Harold Jenkins (19 July 1909 – 4 January 2000), is described as "one of the foremost Shakespeare scholars of his century".
His edition of Hamlet was published by Arden Shakespeare in 1982. It represents a peak in the editorial style of drawing on both quarto versions, particularly the 1604 quarto, and also the Folio of 1623, in order to create a single text. He wrote two monographs on Henry Chettle and Edward Benlowes, and he published editions of Elizabethan plays and numerous scholarly articles.
His long collaboration with the Arden Shakespeare started in the 1950s, with the commission to edit Hamlet.
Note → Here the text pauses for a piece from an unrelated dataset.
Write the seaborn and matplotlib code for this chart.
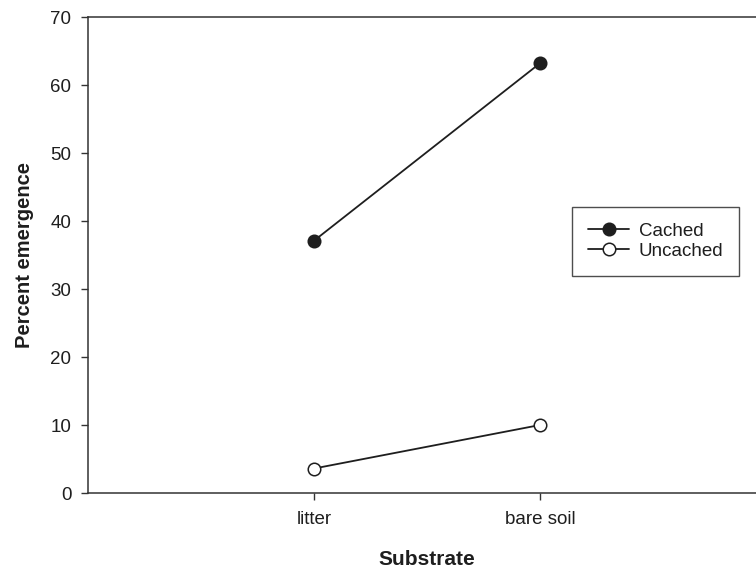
import matplotlib
matplotlib.use("Agg")
import matplotlib.pyplot as plt
import seaborn as sns
import pandas as pd

substrates = ["litter", "bare soil"]
cached = [37.1, 63.2]
uncached = [3.6, 10.0]
series_names = ["Cached", "Uncached"]
yticks = [0, 10, 20, 30, 40, 50, 60, 70]

sns.set_theme(style="white")
plt.rcParams["font.family"] = ["Liberation Sans", "DejaVu Sans"]

df = pd.DataFrame({
    "substrate": substrates * 2,
    "emergence": cached + uncached,
    "group": [series_names[0]] * 2 + [series_names[1]] * 2,
})

fig = plt.figure(figsize=(7.56, 5.76), dpi=100)
ax = fig.add_axes([88 / 756, 83 / 576, 3 * 226 / 756, 476 / 576])

ink = "#1e1e1e"
faces = {"Cached": ink, "Uncached": "white"}
for name in series_names:
    sub = df[df["group"] == name]
    sns.lineplot(data=sub, x="substrate", y="emergence", ax=ax, color=ink,
                 marker="o", markersize=9, markerfacecolor=faces[name],
                 markeredgecolor=ink, markeredgewidth=1.1, linewidth=1.3,
                 label=name)

ax.set_xlim(-1, 2)
ax.set_ylim(0, 70)
ax.set_yticks(yticks)
ax.spines["right"].set_visible(False)
for s in ["left", "top", "bottom"]:
    ax.spines[s].set_color("#333333")
    ax.spines[s].set_linewidth(1.1)
ax.tick_params(axis="both", direction="out", length=5, width=1, color="#333333",
               labelsize=13.5, labelcolor=ink, left=True, bottom=True)
ax.tick_params(axis="x", pad=8)
ax.tick_params(axis="y", pad=7)
ax.set_xlabel("Substrate", fontsize=15, fontweight="bold", color=ink, labelpad=16)
ax.set_ylabel("Percent emergence", fontsize=14.5, fontweight="bold", color=ink, labelpad=12)

leg = ax.legend(loc="upper left", bbox_to_anchor=(0.714, 0.601), borderaxespad=0,
                frameon=True, fancybox=False, fontsize=13.5, handlelength=2.2,
                handletextpad=0.5, labelspacing=0.15, borderpad=0.85)
leg.get_frame().set_edgecolor("#222222")
leg.get_frame().set_linewidth(1.0)
for t in leg.get_texts():
    t.set_color(ink)

fig.savefig("out.png", dpi=100)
In 1958 he was named joint general editor of the series (along with Harold Brooks). In this capacity he worked with some of the most distinguished Shakespearean scholars of his time.
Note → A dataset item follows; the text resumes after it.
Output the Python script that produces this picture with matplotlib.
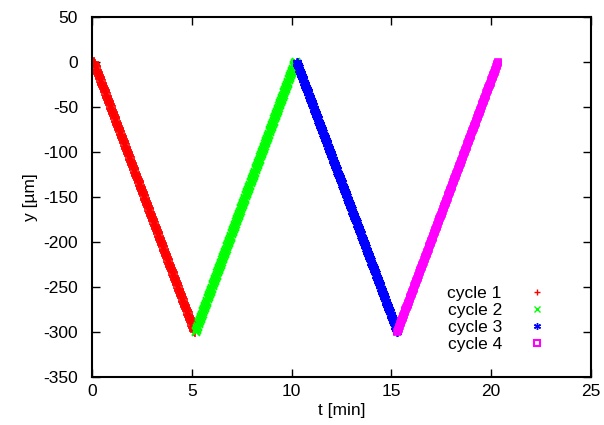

Jenkins was raised in Shenley, Buckinghamshire. He was the eldest son of Henry Jenkins (1878-1932), a dairyman, and his wife, Mildred, née Carter. Jenkins was educated at a local school from age three, and won a place in 1920 at what was to become Wolverton grammar school. He went on in 1927 to University College, London, where he read English language and literature. He graduated in 1930 with honors, winning the George Morley medal in English literature and the George Smith studentship (1930–31). The award of the Quain studentship, which followed, allowed him to continue his studies for five more years, while he also taught. His MA thesis (1933) was on the Elizabethan dramatist, Henry Chettle. This thesis was supervised by W. W. Greg, and was subsequently published as The Life and Work of Henry Chettle. After one year as William Noble fellow in the University of Liverpool he took up a lectureship in English in 1936 at the University of the Witwatersrand in South Africa, where he stayed until 1945. His Witwatersrand doctorate thesis was later published as Edward Benlowes (1602-76): Biography of a Minor Poet (1952). While in South Africa, he reviewed books in the medium of radio broadcasts from 1940 until 1945. In 1945, after a decade in South Africa, he returned to London as a professor at University College, London and soon was promoted to Reader. In 1954 he was the first chair of English at Westfield College. During this time, he published essays on Shakespeare's Twelfth Night and As You Like It, and he published the study The Structural Problem in Henry IV (1956), which was his inaugural lecture at Westfield College.